I’ve been here all week, and yet I feel like I haven’t been here at all. I didn’t meet dozens of new friends and colleagues, and I wasn’t really inspired by more than one or two of the events (and I do speak both Spanish and Portuguese). Most nights I was even too tired to stay awake for the salsa in the Cuba tent at 2am.
James called it an “intellectual bust”, and Caspar offered a more nuanced position. But it’s hard to know exactly where to direct criticism when no one can really say with conviction what the forum is for.
Events were repetitive, and largely pointless. Neither organisers nor attendees seemed to have put much thought into what was supposed to come out of the meetings, and there was seldom dialogue off the panels.

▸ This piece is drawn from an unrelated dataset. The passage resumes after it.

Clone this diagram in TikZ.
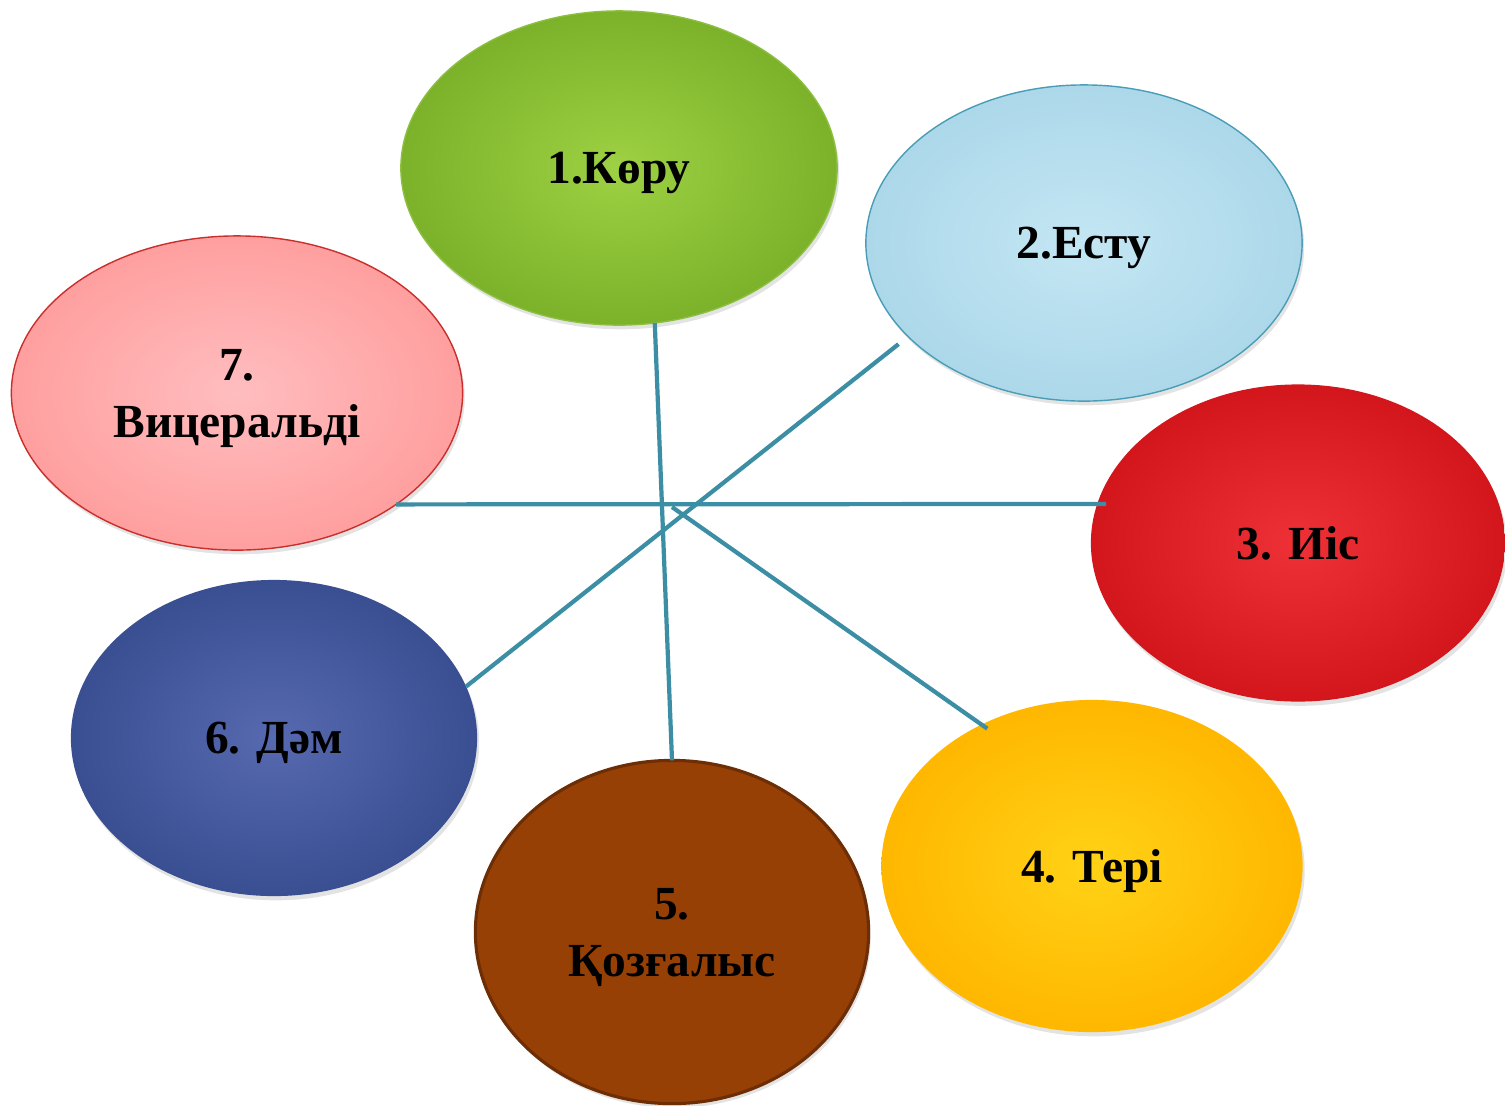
\documentclass[tikz,border=0pt]{standalone}
\usepackage{fontspec}
\setmainfont{Liberation Serif}
\usepackage{tikz}
\usetikzlibrary{shapes,positioning,shadows}
\definecolor{linkcol}{HTML}{3C8EA5}
\definecolor{green1}{HTML}{9ED143}
\definecolor{green2}{HTML}{7BB22A}
\definecolor{green3}{HTML}{8CBF3F}
\definecolor{blue1}{HTML}{C4E6F3}
\definecolor{blue2}{HTML}{ACD8EA}
\definecolor{blue3}{HTML}{4A9DB6}
\definecolor{red1}{HTML}{EE3136}
\definecolor{red2}{HTML}{D3161B}
\definecolor{yellow1}{HTML}{FFD216}
\definecolor{yellow2}{HTML}{FFB700}
\definecolor{brown1}{HTML}{974005}
\definecolor{brown3}{HTML}{6D2E05}
\definecolor{navy1}{HTML}{5769B0}
\definecolor{navy2}{HTML}{394F91}
\definecolor{pink1}{HTML}{FFBDBF}
\definecolor{pink2}{HTML}{FF9F9F}
\definecolor{pink3}{HTML}{C9302C}

\begin{document}
\begin{tikzpicture}[x=0.01cm,y=-0.01cm,
  sense/.style={ellipse,inner sep=0pt,outer sep=0pt,shading=radial,align=center,
    text depth=0pt,font=\bfseries\fontsize{13.5}{16.2}\selectfont,
    drop shadow={shadow xshift=0.6pt,shadow yshift=-1.2pt,opacity=0.22}},
  link/.style={draw=linkcol,line width=1.2pt}]
\clip (0,0) rectangle (1505,1105);
\node[sense,minimum width=4.36cm,minimum height=3.14cm,inner color=green1,outer color=green2,draw=green3,thin] (s1) at (619,168) {1.Көру};
\node[sense,minimum width=4.36cm,minimum height=3.16cm,inner color=blue1,outer color=blue2,draw=blue3,thin] (s2) at (1084,243) {2.Есту};
\node[sense,minimum width=4.14cm,minimum height=3.17cm,inner color=red1,outer color=red2] (s3) at (1298,543) {3. Иіс};
\node[sense,minimum width=4.21cm,minimum height=3.32cm,inner color=yellow1,outer color=yellow2] (s4) at (1092,866) {4. Тері};
\node[sense,minimum width=3.93cm,minimum height=3.43cm,inner color=brown1,outer color=brown1,draw=brown3,line width=0.9pt] (s5) at (672,932) {5.\\Қозғалыс};
\node[sense,minimum width=4.06cm,minimum height=3.16cm,inner color=navy1,outer color=navy2] (s6) at (274,738) {6. Дәм};
\node[sense,minimum width=4.51cm,minimum height=3.14cm,inner color=pink1,outer color=pink2,draw=pink3,thin] (s7) at (237,393) {7.\\Вицеральді};
\coordinate (c) at (672,507);
\path[link] (s1.-77) edge (s5.north);
\path[link] (s6.15) edge[shorten >=3.5pt] (s2.208);
\path[link] (s7.-35) edge[shorten >=-2.5pt] (s3.169);
\path[link] (c) edge[shorten >=-2pt] (s4.128);
\end{tikzpicture}
\end{document}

The meeting tents were very far away from each other in sweltering heat, and the youth camp was so integrated with the recreational areas, that you were more likely to meet Brazilian “WSF tourists” who came to hang out, than dedicated activists from organisations around the world.
I think the three global goodies of the forum are: 1) Learning from the experience and knowledge of others, 2) Planning and organising campaigns and events together, 3) Networking with other organisations
If I were organising the WSF, I would abolish the eleven “thematic terrains” (with names no one can remember), and substitute them with just three spaces.... The first would be for participants to plan and attend events geared towards learning and sharing experiences – whether a lecture on economics or an account of child labour in India.
The second space would be for participants to invite and consult others on actual campaigns in their region or internationally (like the March 20th global protests against Iraq war, or WTO coming to Hong Kong)
The third space would be for active and targeted networking between organisations based on different criteria: internet-based organisations, indigenous groups, landless people, etc.
There would be a separate and smaller space for discussion about the WSF process, and participants would have an opportunity to share their views with the organisers and help determine the course of future forums.
The idea would be to stop treating the WSF as an act of resistance in itself (as amazing and positive as this gathering is) and begin using it more actively as a tool to create campaigns and networks for change. So much energy is spent creating the Forum, it’s crucial it doesn’t become a distraction from the real matters at hand.
Ezeqiuel Adamovsky says the past few forums have been about "strategy". I don't think this has been clear to participants. If the strategising does not become more implicit in the design of the forum, it will stagnate completely.
However - strategising ala the Porto Alegre Consensus is misguided. Rather than unite participants around a common manifesto, it is more likely to divide activists between those who agree with the principals in the way they're outlined and those who don’t (not to mention the split between those who don't think the forum should have a manifesto and those who do.)
Coming up with broad political consensus on highly complex global issues could invite more of the kind of rhetoric that Fred Halliday mocks in his Observer article on the WSF and WEF on Sunday:
“… a ritual incantantion of 'no war' that avoids any substantive engagement with problems of international peace and security, or reflection on how positively to help peoples in zones of conflict; a set of vague, unthought out, uncosted and often dangerous utopian ideas about an alternative world.”
Ouch.
Most people here will nod if you ask them if the common enemy is neo-liberal global capitalism (or imperialism, take your pick), but on a practical level, the enemies different groups are fighting in their home-countries have real names, addresses, and price tags. The WSF should take them on one by one, and not all in one bite.